The fight against the NRA is not about the tens of millions (over time) they receive from gun nuts from all over the country. That alone couldn't compel the congress to behave as they do. It's mostly about the hundreds of millions (over time) they receive from gun manufacturers.

We all know the NRA is to blame for why we didn't get sensible gun legislation after Newtown. 80-90% of all those polled (surely including many gun owners, and some gun nuts) supported some sane regulation. But the reason it didn't happen isn't because millions of Joe Bobs love the 2nd Amendment and send their yearly dues to the NRA. It's because the NRA is funded by the gun manufacturers. Without that kind of big money something would have been done after Newtown. Even though these people (regardless of the NRA) mostly believe passionately in the 2nd amendment.

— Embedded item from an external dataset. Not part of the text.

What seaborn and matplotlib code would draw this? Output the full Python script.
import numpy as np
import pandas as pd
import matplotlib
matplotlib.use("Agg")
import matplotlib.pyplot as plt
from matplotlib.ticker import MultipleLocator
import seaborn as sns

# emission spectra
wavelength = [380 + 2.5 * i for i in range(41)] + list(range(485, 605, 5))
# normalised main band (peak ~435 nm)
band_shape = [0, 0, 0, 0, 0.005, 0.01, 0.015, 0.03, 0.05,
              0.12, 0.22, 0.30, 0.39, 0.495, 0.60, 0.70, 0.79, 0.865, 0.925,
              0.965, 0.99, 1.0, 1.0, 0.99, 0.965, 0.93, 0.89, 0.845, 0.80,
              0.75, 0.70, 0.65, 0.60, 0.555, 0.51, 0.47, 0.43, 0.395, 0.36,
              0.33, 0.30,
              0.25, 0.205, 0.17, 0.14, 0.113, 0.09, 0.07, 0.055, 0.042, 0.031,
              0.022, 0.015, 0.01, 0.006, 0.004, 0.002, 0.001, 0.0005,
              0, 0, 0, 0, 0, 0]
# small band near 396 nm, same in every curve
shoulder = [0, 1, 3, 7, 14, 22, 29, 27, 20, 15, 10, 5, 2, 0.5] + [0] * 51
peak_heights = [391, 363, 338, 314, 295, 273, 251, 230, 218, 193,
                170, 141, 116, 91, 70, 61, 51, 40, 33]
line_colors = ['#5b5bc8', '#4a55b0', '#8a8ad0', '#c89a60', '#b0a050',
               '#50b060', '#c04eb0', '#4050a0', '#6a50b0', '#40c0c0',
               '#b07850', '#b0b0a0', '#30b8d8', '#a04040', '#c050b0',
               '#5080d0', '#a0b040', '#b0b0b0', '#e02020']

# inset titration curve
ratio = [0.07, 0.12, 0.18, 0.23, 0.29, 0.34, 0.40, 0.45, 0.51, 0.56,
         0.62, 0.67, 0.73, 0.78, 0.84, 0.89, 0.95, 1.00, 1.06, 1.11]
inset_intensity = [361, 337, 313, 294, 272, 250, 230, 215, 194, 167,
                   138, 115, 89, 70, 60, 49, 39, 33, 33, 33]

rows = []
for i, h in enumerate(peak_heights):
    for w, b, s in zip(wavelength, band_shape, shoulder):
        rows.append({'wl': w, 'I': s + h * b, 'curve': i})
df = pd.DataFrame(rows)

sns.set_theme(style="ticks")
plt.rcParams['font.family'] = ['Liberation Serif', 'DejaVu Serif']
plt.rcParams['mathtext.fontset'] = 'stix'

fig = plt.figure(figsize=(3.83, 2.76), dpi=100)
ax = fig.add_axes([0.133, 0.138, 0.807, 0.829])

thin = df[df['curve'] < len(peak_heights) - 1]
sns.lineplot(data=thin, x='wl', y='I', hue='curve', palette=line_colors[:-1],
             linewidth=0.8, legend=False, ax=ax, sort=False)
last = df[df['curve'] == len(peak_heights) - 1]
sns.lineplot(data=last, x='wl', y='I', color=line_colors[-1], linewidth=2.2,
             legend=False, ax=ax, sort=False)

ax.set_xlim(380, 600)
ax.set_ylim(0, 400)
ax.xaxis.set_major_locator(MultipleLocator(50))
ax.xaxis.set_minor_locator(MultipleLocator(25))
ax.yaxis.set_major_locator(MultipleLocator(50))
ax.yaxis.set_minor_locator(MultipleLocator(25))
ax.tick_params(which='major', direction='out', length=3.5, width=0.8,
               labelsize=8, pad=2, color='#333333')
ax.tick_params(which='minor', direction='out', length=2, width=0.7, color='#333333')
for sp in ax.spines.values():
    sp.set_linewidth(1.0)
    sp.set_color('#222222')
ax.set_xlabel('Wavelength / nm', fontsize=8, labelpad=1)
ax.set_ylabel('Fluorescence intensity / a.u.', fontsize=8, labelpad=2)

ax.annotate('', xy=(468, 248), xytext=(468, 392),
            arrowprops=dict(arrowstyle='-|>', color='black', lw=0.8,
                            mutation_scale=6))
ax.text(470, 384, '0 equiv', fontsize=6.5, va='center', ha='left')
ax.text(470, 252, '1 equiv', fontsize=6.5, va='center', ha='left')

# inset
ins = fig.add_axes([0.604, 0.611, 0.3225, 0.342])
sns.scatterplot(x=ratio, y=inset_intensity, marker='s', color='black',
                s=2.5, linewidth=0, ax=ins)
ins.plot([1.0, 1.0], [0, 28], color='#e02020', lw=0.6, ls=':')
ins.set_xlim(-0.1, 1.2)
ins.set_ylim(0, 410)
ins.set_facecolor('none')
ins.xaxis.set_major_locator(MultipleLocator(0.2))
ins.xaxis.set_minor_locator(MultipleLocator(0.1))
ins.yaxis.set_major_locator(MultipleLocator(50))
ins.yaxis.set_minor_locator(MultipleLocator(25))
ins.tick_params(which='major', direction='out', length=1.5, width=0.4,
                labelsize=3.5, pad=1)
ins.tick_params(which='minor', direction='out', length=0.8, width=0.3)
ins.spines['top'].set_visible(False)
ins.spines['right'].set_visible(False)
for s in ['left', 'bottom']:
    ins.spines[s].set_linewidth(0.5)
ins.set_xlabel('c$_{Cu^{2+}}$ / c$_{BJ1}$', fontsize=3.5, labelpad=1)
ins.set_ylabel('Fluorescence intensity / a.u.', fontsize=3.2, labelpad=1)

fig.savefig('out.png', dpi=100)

Having tons of campaign money wins elections. Almost all of them. And that is not plausibly fixed any time while any of us are alive. So we have to de-emphasize the need for all these campaign donations. Members of the House literally never stop raising money for their elections every two years. That gives all the power in the equation to those financing their campaigns. And we cannot rely on them to police themselves. Even the Good Guys (whomever you believe the Good Guys are) need this money to get elected. It is an irreconcilable problem in terms of leaving them to clean up their own backyard. They won't do it and basically they can't do it.

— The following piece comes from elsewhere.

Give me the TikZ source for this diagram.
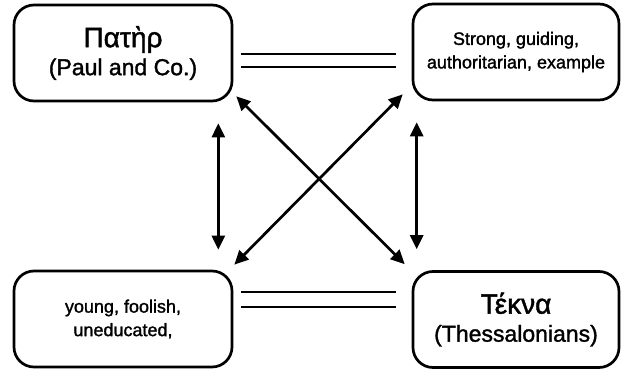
\documentclass[tikz,border=0pt]{standalone}
\usepackage{fontspec}
\setmainfont[FakeBold=1.5]{Liberation Sans}
\usetikzlibrary{arrows.meta,calc}
\begin{document}
\begin{tikzpicture}[x=1pt,y=-1pt,
  box/.style={draw, line width=2.7pt, rounded corners=20pt, inner sep=0pt,
    align=center, minimum height=96pt},
  wide/.style={minimum width=218pt},
  narrow/.style={minimum width=206pt},
  bigtext/.style={font=\fontsize{23}{28}\selectfont},
  smalltext/.style={font=\fontsize{18}{23.5}\selectfont},
  equal/.style={line width=2.8pt},
  biarrow/.style={line width=2.7pt,
    {Triangle[length=14pt,width=13pt]}-{Triangle[length=14pt,width=13pt]}},
]
\useasboundingbox (0,0) rectangle (621,369);

% the four parties
\node[box, wide, bigtext] (father) at (123,53)
  {{\fontsize{28}{28}\selectfont Πατὴρ}\\(Paul and Co.)};
\node[box, narrow, smalltext] (traits) at (516,52)
  {Strong, guiding,\\authoritarian, example};
\node[box, wide, smalltext] (young) at (123,319)
  {young, foolish,\\uneducated,};
\node[box, narrow, bigtext] (children) at (516,319.5)
  {{\fontsize{28}{28}\selectfont Τέκνα}\\(Thessalonians)};

% equivalence bars
\draw[equal] ($(father.east)+(8,1)$) -- ($(traits.west)+(-16,2)$);
\draw[equal] ($(father.east)+(8,14)$) -- ($(traits.west)+(-16,15)$);
\draw[equal] ($(young.east)+(8,-27)$) -- ($(children.west)+(-16,-27.5)$);
\draw[equal] ($(young.east)+(8,-12)$) -- ($(children.west)+(-16,-12.5)$);

% vertical relations
\draw[biarrow] ($(father.south east)+(-15,21)$) -- ($(young.north east)+(-15,-20)$);
\draw[biarrow] ($(traits.south west)+(5,21)$) -- ($(children.north west)+(5,-21)$);

% crossing relations
\draw[biarrow] ($(father.south east)+(3,-6)$) -- ($(children.north west)+(-7,-6)$);
\draw[biarrow] ($(traits.south west)+(-9,-7)$) -- ($(young.north east)+(1,-5)$);
\end{tikzpicture}
\end{document}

So how do we begin the process to stopping this? Supporting longer terms and term limits. Fewer elections. De-emphasize the corporotacracy. If you want sane gun legislation and you don't support both of those things you are not working towards the beginning of solutions.

We simply need to start fighting to get our republic back. 80-90% of people supporting ANYTHING and we can't get lawmakers to act? Think about it folks. This is just one issue among many. Remember the expiring Bush Tax Cut fight? The Norquist Lobby had the GOP by the balls then. Remember all you folks that were disappointed in the ACA? The HC Insurance lobby literally wrote that bill...they wrote a bill they wouldn't fight against. Because they have this kind of power - and the reason they have it is because money (legally) buys both the votes of the people and of the Congress. So the big money is a problem that isn't going away. True campaign finance reform is impossible. We need to ONLY support candidates that support longer terms and term limits whether they are Democrat or Republican or anything else. We need a People's Lobby. Oust every incumbent that doesn't support it. And certainly never vote for any candidate that doesn't support it.

Saying it's impossible isn't going to fix things. And I know that comes across as naive, but it really is true that we need to start voting for candidates who are in favor of reform. There's just too much money coming in from people who are not THE PEOPLE.